Before I started teaching in 2013, I joined the moreTPRS Yahoo list serve. Then in 2015, I joined Ben Slavic’s PLC. At that time, there were daily—DAILY—conversations about Second Language Acquisition (SLA), with really tough questions being asked, answered, and debated ad nauseam. Then Tea With BVP was launched, with weekly shows until 2018—here are my clips down to the nuts & bolts. N.B. That show was rebooted in a different iteration as TalkinL2 until just about a year ago. Needless to say, I learned a great deal in those five years; far more, in fact, than in my MAT program (no offense, just a result of SLA expert-lacking faculty nationwide).

I cannot overstate this enough when I say that those early years were simply *crucial* in the development of what we all learned about SLA, and teaching languages. Furthermore, what we now know has also been around for like 10, 20, 30, even 40 years beforehand! That is, most scholarship in the last decades haven’t really changed the game of what’s been discussed since the 70s. The problem? This stuff wasn’t (isn’t?) mainstream—at all. That “golden age” of my SLA development involved the constant interaction with perhaps 200, maybe 300 teachers, almost all of whom I can reach out to with a click. I also had direct access to researchers, their ideas, as well as teachers implementing and arguing about what is, essentially, “best practice” for teaching languages in schools. When we didn’t understand, we emailed and got answers. And we were fringe. Having been exposed to the same ideas over and over—not just Krashen & VanPatten—thankfully from a variety of perspectives courtesy of Eric Herman, a solid understanding of universal truths (as much as we can call them that in the field of SLA) was being discussed.

Don’t get me wrong. There was a LOT of disequilibrium that nearly everyone had to face (e.g. “wait, so you’re saying that…”), and it was not without major headaches. After all, teachers’ worlds were literally being turned upside-down (no, I do mean literally like what you thought was the cause was just a result). Even the researchers’ ideas were challenged—by “mere” teachers no less—and fruitful discussion emerged, like when Carol Gaab demanded a concrete response about whether co-creating a story was a communicative act (i.e. had purpose). N.B. Yes, it is; entertainment.

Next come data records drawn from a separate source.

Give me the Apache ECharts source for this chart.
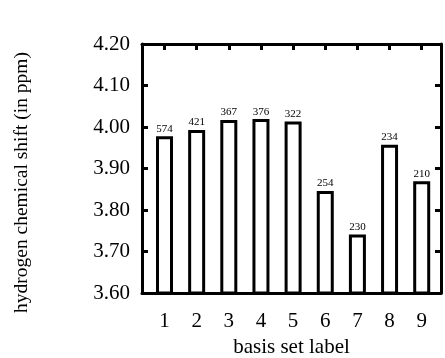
<!DOCTYPE html>
<html>
<head>
<meta charset="utf-8">
<script src="https://cdn.jsdelivr.net/npm/echarts@6/dist/echarts.min.js"></script>
<style>html,body{margin:0;padding:0;background:#fff;}#c{width:445px;height:358px;}</style>
</head>
<body>
<div id="c"></div>
<script>
const basisSets = [1, 2, 3, 4, 5, 6, 7, 8, 9];
const shifts = [3.978, 3.993, 4.017, 4.019, 4.013, 3.846, 3.741, 3.957, 3.869];
const barLabels = ['574', '421', '367', '376', '322', '254', '230', '234', '210'];
const yTicks = [3.6, 3.7, 3.8, 3.9, 4.0, 4.1, 4.2];

const font = 'Liberation Serif';
const chart = echarts.init(document.getElementById('c'), null, {renderer: 'canvas'});
const axisLine = {show: true, onZero: false, lineStyle: {color: '#000', width: 3}};
const tick = {show: true, inside: true, length: 6, lineStyle: {color: '#000', width: 3}};
chart.setOption({
  animation: false,
  backgroundColor: '#fff',
  grid: {left: 142, right: 4, top: 44, bottom: 65, containLabel: false, outerBoundsMode: 'none'},
  xAxis: [{
    type: 'value', min: 0.3, max: 9.6, position: 'bottom',
    axisLine: axisLine,
    axisTick: Object.assign({customValues: basisSets}, tick),
    axisLabel: {show: true, customValues: basisSets, margin: 18, fontFamily: font, fontSize: 21, color: '#000'},
    splitLine: {show: false},
    name: 'basis set label', nameLocation: 'middle', nameGap: 40,
    nameTextStyle: {fontFamily: font, fontSize: 21, color: '#000'}
  }, {
    type: 'value', min: 0.3, max: 9.6, position: 'top',
    axisLine: axisLine,
    axisTick: Object.assign({customValues: basisSets}, tick),
    axisLabel: {show: false}, splitLine: {show: false}
  }],
  yAxis: [{
    type: 'value', min: 3.6, max: 4.2, interval: 0.1, position: 'left',
    axisLine: axisLine,
    axisTick: tick,
    axisLabel: {margin: 12, fontFamily: font, fontSize: 21, color: '#000',
      formatter: v => v.toFixed(2)},
    splitLine: {show: false},
    name: 'hydrogen chemical shift (in ppm)', nameLocation: 'middle', nameGap: 110,
    nameTextStyle: {fontFamily: font, fontSize: 19.5, color: '#000', padding: [0, 28, 0, 0]}
  }, {
    type: 'value', min: 3.6, max: 4.2, interval: 0.1, position: 'right',
    axisLine: axisLine,
    axisTick: tick,
    axisLabel: {show: false}, splitLine: {show: false}
  }],
  series: [{
    type: 'bar',
    xAxisIndex: 0, yAxisIndex: 0,
    barWidth: 17,
    data: basisSets.map((b, i) => [b, shifts[i]]),
    itemStyle: {color: '#fff', borderColor: '#000', borderWidth: 3},
    label: {show: true, position: 'top', distance: 2, fontFamily: font, fontSize: 11, color: '#000',
      formatter: p => barLabels[p.dataIndex]},
    z: 1
  }]
});
</script>
</body>
</html>
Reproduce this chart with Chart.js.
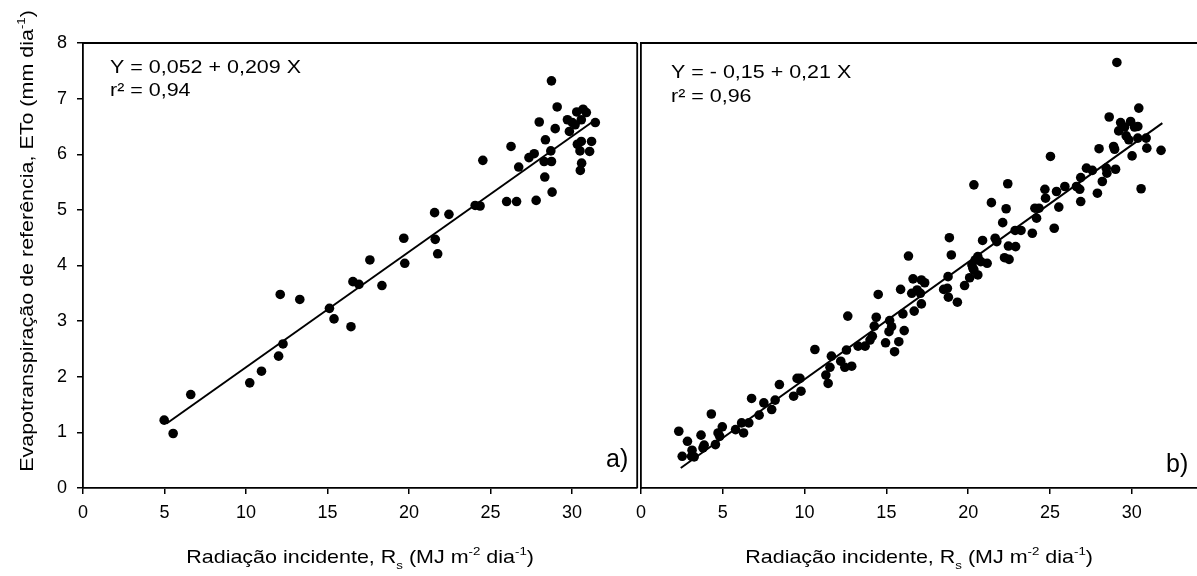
<!DOCTYPE html>
<html>
<head>
<meta charset="utf-8">
<script src="https://cdn.jsdelivr.net/npm/chart.js@4"></script>
<style>
  html, body { margin: 0; padding: 0; background: #fff; overflow: hidden; }
  #wrap { position: relative; width: 1197px; height: 576px; }
  canvas { position: absolute; top: 0; }
  #chartA { left: 0; }
  #chartB { left: 600px; }
</style>
</head>
<body>
<div id="wrap">
  <canvas id="chartA" width="642" height="576"></canvas>
  <canvas id="chartB" width="602" height="576"></canvas>
</div>
<script>
// panel a) - incident radiation (MJ m-2 dia-1) vs ETo (mm dia-1)
const radA = [4.98, 5.53, 6.61, 10.23, 10.95, 12.0, 12.27, 12.1, 13.3, 15.12, 15.4, 16.44, 16.56, 16.93,
  17.6, 18.34, 19.68, 19.74, 21.57, 21.61, 21.76, 22.45, 24.06, 24.36, 24.53, 25.99, 26.6, 26.26, 26.73,
  27.8, 27.36, 27.68, 27.99, 28.33, 28.37, 28.29, 28.74, 28.7, 28.78, 28.74, 28.97, 29.09, 29.72, 29.84,
  30.02, 30.19, 30.29, 30.68, 30.88, 30.57, 31.43, 30.57, 31.2, 30.33, 30.49, 31.08, 30.59, 30.51];
const etoA = [1.22, 0.98, 1.68, 1.89, 2.10, 2.37, 2.59, 3.48, 3.39, 3.23, 3.04, 2.90, 3.71, 3.66,
  4.10, 3.64, 4.49, 4.04, 4.95, 4.47, 4.21, 4.92, 5.08, 5.07, 5.89, 5.15, 5.15, 6.14, 5.77,
  5.17, 5.94, 6.01, 6.58, 5.59, 6.26, 5.87, 5.87, 6.06, 5.32, 7.32, 6.46, 6.85, 6.62, 6.41,
  6.57, 6.53, 6.76, 6.81, 6.75, 6.62, 6.57, 6.23, 6.23, 6.18, 6.06, 6.05, 5.84, 5.71];

// panel b)
const radB = [2.31, 2.52, 2.84, 3.12, 3.25, 3.09, 3.67, 3.86, 3.79, 4.30, 4.55, 4.71, 4.97, 4.81, 5.78,
  6.15, 6.27, 6.59, 6.76, 7.22, 7.51, 7.99, 8.2, 8.46, 9.33, 9.78, 9.54, 9.72, 10.63, 11.3, 11.44, 11.55,
  11.64, 12.21, 12.46, 12.88, 12.56, 12.64, 13.27, 13.7, 14.0, 14.26,
  14.38, 14.14, 14.5, 14.95, 15.2, 15.16, 15.32, 15.5, 15.76, 16.09, 16.01, 15.87, 16.35, 16.7, 16.55,
  16.88, 17.08, 16.63, 17.14, 17.34, 17.14, 18.77, 18.5, 18.73, 18.79, 19.34, 18.85, 18.97, 19.78, 20.09,
  20.29, 20.43, 20.59, 20.77, 21.16, 20.59, 20.23, 20.35, 20.88, 21.65, 21.75, 20.35, 21.42, 22.11, 22.32,
  22.42, 22.22, 22.5, 22.46, 22.9, 22.87, 23.23, 23.92, 24.08, 24.18,
  24.33, 25.26, 24.69, 24.73, 25.4, 25.91, 25.54, 25.03, 26.62, 26.82, 26.88, 26.88, 27.23, 27.59, 27.9,
  28.2, 28.44, 28.48, 29.01, 28.0, 28.89, 28.95, 28.62, 29.09, 29.32, 29.2, 29.56, 29.93, 29.66, 29.82,
  30.17, 30.37, 30.43, 30.37, 30.88, 30.02, 30.92, 31.79, 30.57];
const etoB = [1.02, 0.57, 0.84, 0.68, 0.56, 0.57, 0.95, 0.77, 0.72, 1.33, 0.78, 0.99, 1.10, 0.93, 1.05,
  1.17, 0.99, 1.17, 1.61, 1.31, 1.53, 1.41, 1.58, 1.86, 1.65, 1.74, 1.97, 1.97, 2.49, 2.03, 1.88, 2.17,
  2.37, 2.28, 2.17, 2.19, 2.48, 3.09, 2.55, 2.55, 2.66, 2.91,
  3.07, 2.73, 3.48, 2.61, 3.01, 2.81, 2.90, 2.45, 2.63, 2.83, 3.13, 3.57, 4.17, 3.18, 3.50,
  3.56, 3.50, 3.76, 3.74, 3.69, 3.31, 3.80, 3.57, 3.59, 3.43, 3.34, 4.50, 4.19, 3.64, 3.78,
  3.95, 4.10, 4.16, 4.07, 4.04, 3.83, 4.01, 3.92, 4.45, 4.49, 4.43, 5.45, 5.13, 4.77, 5.02,
  5.47, 4.14, 4.11, 4.35, 4.34, 4.63, 4.63, 4.58, 5.03, 4.85,
  5.03, 4.67, 5.37, 5.21, 5.33, 5.42, 5.05, 5.96, 5.42, 5.37, 5.15, 5.58, 5.75, 5.71, 5.30,
  5.51, 5.75, 5.66, 5.73, 6.10, 6.14, 6.09, 6.67, 7.65, 6.57, 6.42, 6.49, 6.59, 6.33, 6.26,
  6.49, 6.50, 6.83, 6.29, 6.29, 5.97, 6.11, 6.07, 5.38];

// regression line end points as drawn
const fitA_x = [5.13, 31.2];
const fitA_y = [1.16, 6.57];
const fitB_x = [2.43, 31.87];
const fitB_y = [0.36, 6.56];

const xTicks = [0, 5, 10, 15, 20, 25, 30];
const yTicks = [0, 1, 2, 3, 4, 5, 6, 7, 8];

const FONT = 'Arial, "Liberation Sans", sans-serif';

function zip(xs, ys) {
  return xs.map((x, i) => ({ x: x, y: ys[i] }));
}

// text with super/subscripts, drawn straight onto the canvas
function richText(ctx, parts, x, y, size, align, rotate, stretch) {
  ctx.save();
  ctx.translate(x, y);
  if (rotate) ctx.rotate(-Math.PI / 2);
  ctx.scale(stretch, 1);
  ctx.fillStyle = '#000';
  ctx.textBaseline = 'alphabetic';
  ctx.textAlign = 'left';
  const fontFor = m => (m ? size * 0.62 : size) + 'px ' + FONT;
  let total = 0;
  parts.forEach(([t, m]) => { ctx.font = fontFor(m); total += ctx.measureText(t).width; });
  let cx = align === 'center' ? -total / 2 : 0;
  parts.forEach(([t, m]) => {
    ctx.font = fontFor(m);
    const dy = m === 1 ? -size * 0.42 : m === -1 ? size * 0.3 : 0;
    ctx.fillText(t, cx, dy);
    cx += ctx.measureText(t).width;
  });
  ctx.restore();
}

const xTitle = [['Radiação incidente, R', 0], ['s', -1], [' (MJ m', 0], ['-2', 1], [' dia', 0], ['-1', 1], [')', 0]];
const yTitle = [['Evapotranspiração de referência, ETo (mm dia', 0], ['-1', 1], [')', 0]];

function decorPlugin(cfg) {
  return {
    id: 'decor',
    afterDraw(chart) {
      const ctx = chart.ctx;
      const a = chart.chartArea;
      ctx.save();
      ctx.strokeStyle = '#000';
      ctx.lineWidth = 1.8;
      ctx.beginPath();
      ctx.moveTo(a.left, a.top);
      ctx.lineTo(a.right, a.top);
      if (cfg.rightBorder) {
        ctx.moveTo(a.right, a.top);
        ctx.lineTo(a.right, a.bottom);
      }
      ctx.stroke();
      ctx.restore();

      const cx = (a.left + a.right) / 2;
      richText(ctx, xTitle, cx, 563, 19, 'center', false, 1.13);
      if (cfg.yTitle) richText(ctx, yTitle, 33, 241, 19, 'center', true, 1.13);

      richText(ctx, [[cfg.eq, 0]], a.left + cfg.eqDx, cfg.eqY, 19, 'left', false, 1.13);
      richText(ctx, [[cfg.r2, 0]], a.left + cfg.eqDx, cfg.eqY + 23.5, 19, 'left', false, 1.13);

      ctx.save();
      ctx.fillStyle = '#000';
      ctx.font = '25px ' + FONT;
      ctx.textAlign = 'left';
      ctx.textBaseline = 'alphabetic';
      ctx.fillText(cfg.tag, cfg.tagX, cfg.tagY);
      ctx.restore();
    }
  };
}

function xScale() {
  return {
    type: 'linear',
    min: 0,
    max: 34,
    afterBuildTicks: s => { s.ticks = xTicks.map(v => ({ value: v })); },
    ticks: { color: '#000', font: { family: FONT, size: 18 }, padding: 8, maxRotation: 0, autoSkip: false },
    grid: { drawOnChartArea: false, drawTicks: true, tickLength: 6, color: '#000', lineWidth: 1.5 },
    border: { color: '#000', width: 1.8 },
    afterFit: s => { s.height = 88; }
  };
}

function makeChart(id, xs, ys, fx, fy, withAxis, cfg, padRight) {
  const yScale = {
    type: 'linear',
    min: 0,
    max: 8,
    afterBuildTicks: s => { s.ticks = yTicks.map(v => ({ value: v })); },
    ticks: { display: withAxis, color: '#000', font: { family: FONT, size: 18 }, padding: 10 },
    grid: withAxis
      ? { drawOnChartArea: false, drawTicks: true, tickLength: 6, color: '#000', lineWidth: 1.5 }
      : { display: false },
    border: { color: '#000', width: 1.8 },
    afterFit: s => { s.width = withAxis ? 83 : 41; }
  };

  return new Chart(document.getElementById(id), {
    type: 'scatter',
    data: {
      datasets: [
        {
          data: zip(xs, ys),
          pointRadius: 4.8,
          pointBackgroundColor: '#000',
          pointBorderWidth: 0,
          pointHoverRadius: 4.8
        },
        {
          data: zip(fx, fy),
          showLine: true,
          borderColor: '#000',
          borderWidth: 2,
          pointRadius: 0,
          fill: false
        }
      ]
    },
    options: {
      responsive: false,
      devicePixelRatio: 1,
      animation: false,
      layout: { padding: { left: 0, top: 43, right: padRight, bottom: 0 } },
      scales: { x: xScale(), y: yScale },
      plugins: { legend: { display: false }, tooltip: { enabled: false }, title: { display: false } }
    },
    plugins: [decorPlugin(cfg)]
  });
}

makeChart('chartA', radA, etoA, fitA_x, fitA_y, true, {
  rightBorder: true, yTitle: true,
  eq: 'Y = 0,052 + 0,209 X', r2: 'r² = 0,94', eqDx: 27, eqY: 72.7,
  tag: 'a)', tagX: 606, tagY: 467
}, 1);

makeChart('chartB', radB, etoB, fitB_x, fitB_y, false, {
  rightBorder: false, yTitle: false,
  eq: 'Y = - 0,15 + 0,21 X', r2: 'r² = 0,96', eqDx: 30, eqY: 78,
  tag: 'b)', tagX: 566, tagY: 472
}, 2);
</script>
</body>
</html>
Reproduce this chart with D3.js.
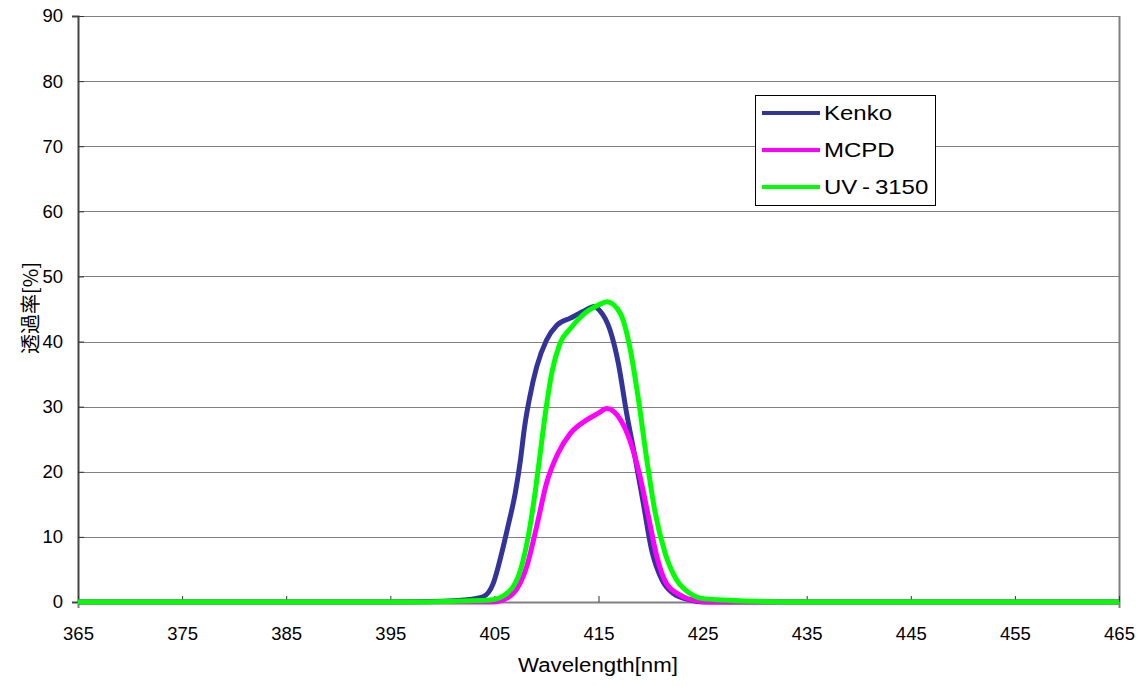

There was significant growth at that time, but it wasn’t all roses. We could call a spade a spade, or at least all come to agreement that a heart was definitely not a spade, and then talk about how to make that heart into a spade. Granted, this was within the fringe group of hundreds of teachers who had that shared experience, but there was definitely some kind of “tell me if what I’m talking about is complete nonsense” agreement. Whatever it was, it now feels like he heyday of theory to practice and critical looks at each others’ teaching.